In this case the thief was Hinterdorfer or Windermere and the innocent recipient was ANZ Securities. As in Black v Freedman, there was a trust that required them, or one of them, to restore the stolen money, but it is not a trust imposed on ANZ Securities which was not aware of it.
- In Lurgi (Australia) Pty Ltd v Sandess Pty Ltd [2000] VSC 278, Byrne J went on in the following paragraph (§75, at p27) of his reasons to hold that the funds in the joint account, which represented the fruits of Gratz’s fraud, were fixed with a trust in the hands of the account holders only when the source was known. It was always known to Gratz; but on the evidence, his Honour concluded that, when Mrs Gratz first acquired relevant knowledge of the fraudulent origins of the money the joint account was already overdrawn by $10,221.26, and that there was therefore “no property upon which the constructive trusts can fasten”; but that, after 16 April 1995, when Mrs Gratz first knew about her husband’s fraud, further payments totalling $84,978 had been received into the joint account. They had since been disbursed, but Mrs Gratz remained liable to account for them.
- In that case Byrne J held Mrs Gratz to be liable as constructive trustee on the basis of the form of constructive trusteeship arising from knowing receipt of, or knowingly dealing with, the assets of a trust. That liability has its origin in Barnes v Addy (1874) 9 Ch App 386. In Consul Development Pty Ltd v DPC Estates Pty Ltd (1975) 132 CLR 373, 410-413, Stephen J, with whom Barwick CJ agreed, considered that, for that form of lability, actual knowledge of facts consisting dishonesty was required, and that, contrary to one or more English decisions, constructive notice did not suffice for that purpose. Here Mr Sheahan on behalf of Port Corporation on appeal acknowledged that no reliance was being placed on any constructive trust. His client’s case is based firmly to the existence of a resulting trust in its favour which came into existence at the moment when the proceeds of the cheque from Port Corporation were received by ANZ Securities in the V2 trust account. In point of fact and law, they were received into that account by ANZ Executors & Trustees to the credit of Windermere, although subject to directions from ANZ Securities; but it will be assumed that that feature makes no difference to the outcome of the case.
- There is no direct authority on the question whether, as resulting trustee, ANZ Securities is liable for failing to identify itself as resulting trustee for Port Corporation, given that the Corporation did not at any time before the money was fully disbursed identify itself as the true beneficiary. Academic writers are opposed to the suggestion that any such liability exists or should be recognised. Chambers, Resulting Trusts, at 201, says it would be “quite remarkable” if recipients of property on resulting trusts could be required to compensate the trust beneficiaries for failing to perform duties which were not voluntarily undertaken and of which they are not aware.
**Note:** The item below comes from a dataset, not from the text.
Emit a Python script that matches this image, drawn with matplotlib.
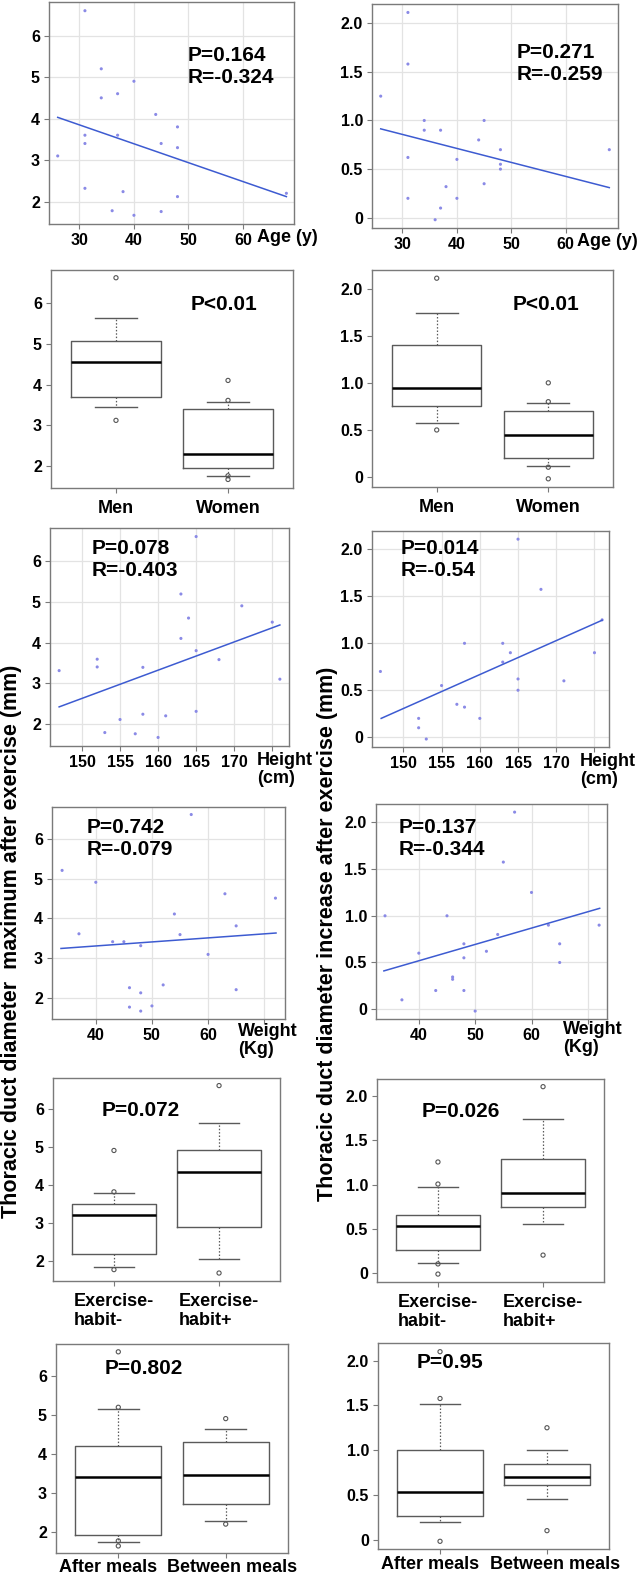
import matplotlib
matplotlib.use("Agg")
import matplotlib.pyplot as plt
import matplotlib.transforms as mtransforms

plt.rcParams['font.family'] = ['Liberation Sans', 'DejaVu Sans']
plt.rcParams['font.weight'] = 'bold'

# ---------------- data ----------------
age_max_x = [31, 34, 40, 37, 34, 44, 48, 31, 37, 31, 45, 48, 26, 31, 38, 48, 68, 36, 40, 45]
age_max_y = [6.6, 5.2, 4.9, 4.6, 4.5, 4.1, 3.8, 3.6, 3.6, 3.4, 3.4, 3.3, 3.1, 2.32, 2.24, 2.12, 2.2, 1.78, 1.67, 1.76]
age_max_fit_x = [26, 68]
age_max_fit_y = [4.03, 2.12]

age_inc_x = [31, 31, 26, 34, 45, 34, 37, 44, 48, 68, 31, 40, 48, 48, 45, 38, 31, 40, 37, 36]
age_inc_y = [2.11, 1.58, 1.25, 1.0, 1.0, 0.9, 0.9, 0.8, 0.7, 0.7, 0.62, 0.6, 0.55, 0.5, 0.35, 0.32, 0.2, 0.2, 0.1, -0.02]
age_inc_fit_x = [26, 68]
age_inc_fit_y = [0.914, 0.31]

height_max_x = [165, 163, 171, 164, 175, 163, 165, 152, 168, 152, 158, 147, 176, 165, 158, 161, 155, 153, 157, 160]
height_max_y = [6.6, 5.19, 4.9, 4.6, 4.5, 4.1, 3.8, 3.59, 3.58, 3.4, 3.39, 3.31, 3.1, 2.31, 2.24, 2.2, 2.11, 1.79, 1.76, 1.67]
height_max_fit_x = [147, 176]
height_max_fit_y = [2.42, 4.43]

height_inc_x = [165, 168, 176, 158, 163, 164, 175, 163, 147, 165, 171, 155, 165, 157, 158, 152, 160, 152, 153]
height_inc_y = [2.11, 1.575, 1.25, 1.0, 1.0, 0.9, 0.9, 0.8, 0.7, 0.62, 0.6, 0.55, 0.5, 0.35, 0.32, 0.2, 0.2, 0.1, -0.02]
height_inc_fit_x = [147.1, 176]
height_inc_fit_y = [0.20, 1.246]

weight_max_x = [57, 34, 40, 63, 72, 54, 65, 37, 55, 43, 45, 48, 60, 52, 46, 65, 48, 50, 46, 48]
weight_max_y = [6.62, 5.21, 4.91, 4.62, 4.51, 4.11, 3.81, 3.61, 3.59, 3.41, 3.41, 3.31, 3.09, 2.32, 2.25, 2.2, 2.12, 1.79, 1.76, 1.66]
weight_max_fit_x = [33.8, 72.1]
weight_max_fit_y = [3.24, 3.63]

weight_inc_x = [57, 55, 60, 34, 45, 63, 72, 54, 48, 65, 52, 40, 48, 65, 46, 46, 43, 48, 37, 50]
weight_inc_y = [2.11, 1.575, 1.25, 1.0, 1.0, 0.9, 0.9, 0.8, 0.7, 0.7, 0.62, 0.6, 0.55, 0.5, 0.345, 0.32, 0.2, 0.2, 0.1, -0.02]
weight_inc_fit_x = [33.8, 72.1]
weight_inc_fit_y = [0.41, 1.08]

# box stats: [q1, median, q3, whisker low, whisker high]
sex_labels = ['Men', 'Women']
sex_max_stats = [[3.70, 4.56, 5.06, 3.44, 5.63], [1.96, 2.29, 3.40, 1.76, 3.58]]
sex_max_out = [[6.62, 3.12], [4.10, 3.61, 1.76, 1.67]]
sex_inc_stats = [[0.75, 0.95, 1.405, 0.57, 1.74], [0.20, 0.45, 0.70, 0.113, 0.79]]
sex_inc_out = [[2.11, 0.50], [1.0, 0.80, 0.105, -0.018]]

ex_labels = ['Exercise-\nhabit-', 'Exercise-\nhabit+']
ex_max_stats = [[2.18, 3.21, 3.50, 1.82, 3.79], [2.89, 4.32, 4.90, 2.05, 5.62]]
ex_max_out = [[4.90, 3.81, 1.76], [6.61, 1.67]]
ex_inc_stats = [[0.258, 0.527, 0.66, 0.114, 0.968], [0.748, 0.90, 1.287, 0.55, 1.742]]
ex_inc_out = [[1.256, 1.006, 0.10, -0.015], [2.11, 0.20]]

meal_labels = ['After meals', 'Between meals']
meal_max_stats = [[1.93, 3.40, 4.21, 1.75, 5.14], [2.71, 3.46, 4.30, 2.28, 4.63]]
meal_max_out = [[6.61, 5.19, 1.77, 1.64], [4.90, 2.20]]
meal_inc_stats = [[0.263, 0.527, 1.0, 0.20, 1.52], [0.612, 0.70, 0.846, 0.449, 1.0]]
meal_inc_out = [[2.10, 1.577, -0.019], [1.25, 0.10]]

max_yticks = [2, 3, 4, 5, 6]
max_yticklabels = ['2', '3', '4', '5', '6']
inc_yticks = [0, 0.5, 1.0, 1.5, 2.0]
inc_yticklabels = ['0', '0.5', '1.0', '1.5', '2.0']

age_xticks = [30, 40, 50, 60]
age_xticklabels = ['30', '40', '50', '60']
height_xticks = [150, 155, 160, 165, 170, 175]
height_xticklabels = ['150', '155', '160', '165', '170', '']
weight_xticks = [40, 50, 60, 70]
weight_xticklabels = ['40', '50', '60', '']

# ---------------- figure ----------------
W, H = 641, 1577
fig = plt.figure(figsize=(W / 100, H / 100), dpi=100)
fig.patch.set_facecolor('white')

SPINE = '#7a7a7a'
TICKFS = 11.5
PFS = 15
LABFS = 13


def add_ax(l, t, r, b):
    return fig.add_axes([l / W, 1 - b / H, (r - l) / W, (b - t) / H])


def ftext(x, y, s, **kw):
    return fig.text(x / W, 1 - y / H, s, **kw)


def style(ax, yticks, yticklabels, ylim):
    for sp in ax.spines.values():
        sp.set_color(SPINE)
        sp.set_linewidth(1.0)
    ax.set_ylim(*ylim)
    ax.set_yticks(yticks)
    ax.set_yticklabels(yticklabels, fontsize=TICKFS, fontweight='bold')
    ax.tick_params(axis='both', direction='out', length=3.5, width=0.8,
                   color=SPINE, pad=3)


def scatter_panel(box, x, y, fx, fy, xlim, xticks, xticklabels, yticks, yticklabels, ylim):
    ax = add_ax(*box)
    style(ax, yticks, yticklabels, ylim)
    ax.set_xlim(*xlim)
    ax.set_xticks(xticks)
    ax.set_xticklabels(xticklabels, fontsize=TICKFS, fontweight='bold')
    ax.grid(True, color='#e3e3e3', lw=0.9)
    ax.set_axisbelow(True)
    ax.scatter(x, y, s=5, color='#8a8ae6', edgecolors='none', zorder=3)
    ax.plot(fx, fy, color='#3d5bd1', lw=1.1, zorder=4)
    return ax


def box_panel(box, stats, outs, labels, yticks, yticklabels, ylim,
              xpad=5, label_shift=(0, 0)):
    ax = add_ax(*box)
    style(ax, yticks, yticklabels, ylim)
    bst = []
    for s, lab in zip(stats, labels):
        bst.append(dict(q1=s[0], med=s[1], q3=s[2], whislo=s[3], whishi=s[4],
                        fliers=[], label=lab))
    ax.bxp(bst, positions=[1, 2], widths=0.8, showfliers=False,
           boxprops=dict(color='#5a5a5a', lw=1.0),
           medianprops=dict(color='black', lw=1.8),
           whiskerprops=dict(color='#5a5a5a', lw=0.9, ls=(0, (1.2, 1.5))),
           capprops=dict(color='#5a5a5a', lw=1.0),
           capwidths=0.38)
    for pos, o in zip([1, 2], outs):
        ax.scatter([pos] * len(o), o, s=9, facecolors='none',
                   edgecolors='#555555', linewidths=0.8, zorder=3)
    ax.set_xlim(0.42, 2.58)
    ax.set_xticks([1, 2])
    ax.set_xticklabels(labels, fontsize=LABFS, fontweight='bold')
    ax.tick_params(axis='x', pad=xpad)
    for t, dx in zip(ax.get_xticklabels(), label_shift):
        t.set_multialignment('left')
        if dx:
            off = mtransforms.ScaledTranslation(dx / 100, 0, fig.dpi_scale_trans)
            t.set_transform(t.get_transform() + off)
    return ax


MAXLIM = (1.46, 6.81)
INCLIM = (-0.105, 2.197)

# Row 1: age
scatter_panel((49, 2, 294, 224), age_max_x, age_max_y, age_max_fit_x, age_max_fit_y,
              (24.4, 69.4), age_xticks, age_xticklabels, max_yticks, max_yticklabels, MAXLIM)
scatter_panel((372, 4, 618, 228), age_inc_x, age_inc_y, age_inc_fit_x, age_inc_fit_y,
              (24.4, 69.6), age_xticks, age_xticklabels, inc_yticks, inc_yticklabels, INCLIM)
ftext(188, 46, 'P=0.164\nR=-0.324', fontsize=PFS, fontweight='bold', va='top', ha='left')
ftext(517, 43, 'P=0.271\nR=-0.259', fontsize=PFS, fontweight='bold', va='top', ha='left')
ftext(257, 238, 'Age (y)', fontsize=LABFS, fontweight='bold', va='center', ha='left')
ftext(577, 241, 'Age (y)', fontsize=LABFS, fontweight='bold', va='center', ha='left')

# Row 2: sex
box_panel((51, 270, 293, 488), sex_max_stats, sex_max_out, sex_labels,
          max_yticks, max_yticklabels, MAXLIM)
box_panel((372, 270, 613, 487), sex_inc_stats, sex_inc_out, sex_labels,
          inc_yticks, inc_yticklabels, INCLIM)
ftext(191, 295, 'P<0.01', fontsize=PFS, fontweight='bold', va='top', ha='left')
ftext(513, 295, 'P<0.01', fontsize=PFS, fontweight='bold', va='top', ha='left')

# Row 3: height
scatter_panel((50, 528, 289, 746), height_max_x, height_max_y, height_max_fit_x, height_max_fit_y,
              (145.8, 177.2), height_xticks, height_xticklabels, max_yticks, max_yticklabels, MAXLIM)
scatter_panel((372, 531, 609, 747), height_inc_x, height_inc_y, height_inc_fit_x, height_inc_fit_y,
              (145.9, 176.9), height_xticks, height_xticklabels, inc_yticks, inc_yticklabels, INCLIM)
ftext(92, 539, 'P=0.078\nR=-0.403', fontsize=PFS, fontweight='bold', va='top', ha='left')
ftext(401, 539, 'P=0.014\nR=-0.54', fontsize=PFS, fontweight='bold', va='top', ha='left')
ftext(257, 752, 'Height\n(cm)', fontsize=LABFS, fontweight='bold', va='top', ha='left',
      linespacing=1.05)
ftext(580, 753, 'Height\n(cm)', fontsize=LABFS, fontweight='bold', va='top', ha='left',
      linespacing=1.05)

# Row 4: weight
scatter_panel((52, 807, 285, 1019), weight_max_x, weight_max_y, weight_max_fit_x, weight_max_fit_y,
              (32.2, 73.7), weight_xticks, weight_xticklabels, max_yticks, max_yticklabels, MAXLIM)
scatter_panel((376, 804, 607, 1019), weight_inc_x, weight_inc_y, weight_inc_fit_x, weight_inc_fit_y,
              (32.4, 73.4), weight_xticks, weight_xticklabels, inc_yticks, inc_yticklabels, INCLIM)
ftext(87, 818, 'P=0.742\nR=-0.079', fontsize=PFS, fontweight='bold', va='top', ha='left')
ftext(399, 818, 'P=0.137\nR=-0.344', fontsize=PFS, fontweight='bold', va='top', ha='left')
ftext(238, 1023, 'Weight\n(Kg)', fontsize=LABFS, fontweight='bold', va='top', ha='left',
      linespacing=1.1)
ftext(563, 1021, 'Weight\n(Kg)', fontsize=LABFS, fontweight='bold', va='top', ha='left',
      linespacing=1.1)

# Row 5: exercise habit
box_panel((53, 1078, 280, 1281), ex_max_stats, ex_max_out, ex_labels,
          max_yticks, max_yticklabels, MAXLIM)
box_panel((377, 1079, 604, 1282), ex_inc_stats, ex_inc_out, ex_labels,
          inc_yticks, inc_yticklabels, INCLIM)
ftext(102, 1101, 'P=0.072', fontsize=PFS, fontweight='bold', va='top', ha='left')
ftext(422, 1102, 'P=0.026', fontsize=PFS, fontweight='bold', va='top', ha='left')

# Row 6: meals
box_panel((56, 1344, 288, 1553), meal_max_stats, meal_max_out, meal_labels,
          max_yticks, max_yticklabels, MAXLIM, xpad=0.5, label_shift=(-10, 6))
box_panel((378, 1343, 609, 1549), meal_inc_stats, meal_inc_out, meal_labels,
          inc_yticks, inc_yticklabels, INCLIM, xpad=1.5, label_shift=(-10, 8))
ftext(105, 1359, 'P=0.802', fontsize=PFS, fontweight='bold', va='top', ha='left')
ftext(417, 1353, 'P=0.95', fontsize=PFS, fontweight='bold', va='top', ha='left')

# shared y labels
ftext(12, 941, 'Thoracic duct diameter  maximum after exercise (mm)', fontsize=15.5,
      fontweight='bold', rotation=90, va='center', ha='center')
ftext(328, 934, 'Thoracic duct diameter increase after exercise (mm)', fontsize=15.5,
      fontweight='bold', rotation=90, va='center', ha='center')

fig.savefig('out.png', dpi=100, facecolor='white')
He quotes with approval Mr Hackney’s statement that such a person can have none of the duties or powers of an express trustee “and ought to have only an obligation to restore the property on demand if still in possession of it”. The learned editor of Hanbury and Martin, Modern Equity (16th ed; 2001), at 239, agree that the resulting trustee does not become subject to the duties of a resulting trustee until he is aware of the position. A certain amount of interbreeding is evident in these statements; nevertheless, I consider the basic proposition to be correct. If Port Corporation had never laid claim to the sum of $4.5 million, there would never have been any liability on the part of ANZ Securities for breach of trust. By the time it did so, the money had already been fully disbursed, as it had been received, in good faith and without notice of the corporation's claim to it.
- Accepting as I do that a resulting trust can exist or be declared only in respect of property remaining in the possession or control of a person to whom the beneficial ownership was transferred, or from whom it resulted, I cannot see how ANZ Securities, which took as, and throughout considered itself to be, trustee for another, can be charged with liability in equity as resulting trustee for the Port Corporation. In the words of Sir Peter Millett, it never took the funds as part of its general assets (114 LQR 399, 406). For my part, I would also add that it seems to me that ANZ Securities acquired legal title to the sum of $4.5 million not only in good faith and without notice, but for value. As regards ANZ Securities, it undertook and discharged both the responsibilities of trustee and the duties of stockbroker, which constituted a detriment to it, and one which is regarded as valuable consideration as it is traditionally defined (Currie v Misa (1875) LR 10 Ex D 153, 162, and which moved from ANZ Securities, even if it did not move to the Port Corporation.
- For these reasons in my opinion, Port Corporation’s claims against ANZ Securities, whether for restitution of the sum of $4.5 million or for compensation in equity for breach of trust, cannot be sustained. The defendant’s appeal should be allowed with costs; the judgment should be set aside with costs. Judgment for the defendant should be given in the action dismissing the plaintiff’s claim, together with the costs of and incidental to the action including reserved costs if any.
- There was also another appeal (Appeal No 11577/01) by the defendant, which was brought against the order for costs made by the primary judge. Because this appeal has ceased to matter in consequence of the order on the main appeal, I would order that it be dismissed, but without any order as to costs.
- DAVIES JA: I agree with the reasons for judgment of McPherson JA and with the orders he proposes.
- MULLINS J: I agree with the reasons for judgment of and orders proposed by McPherson JA.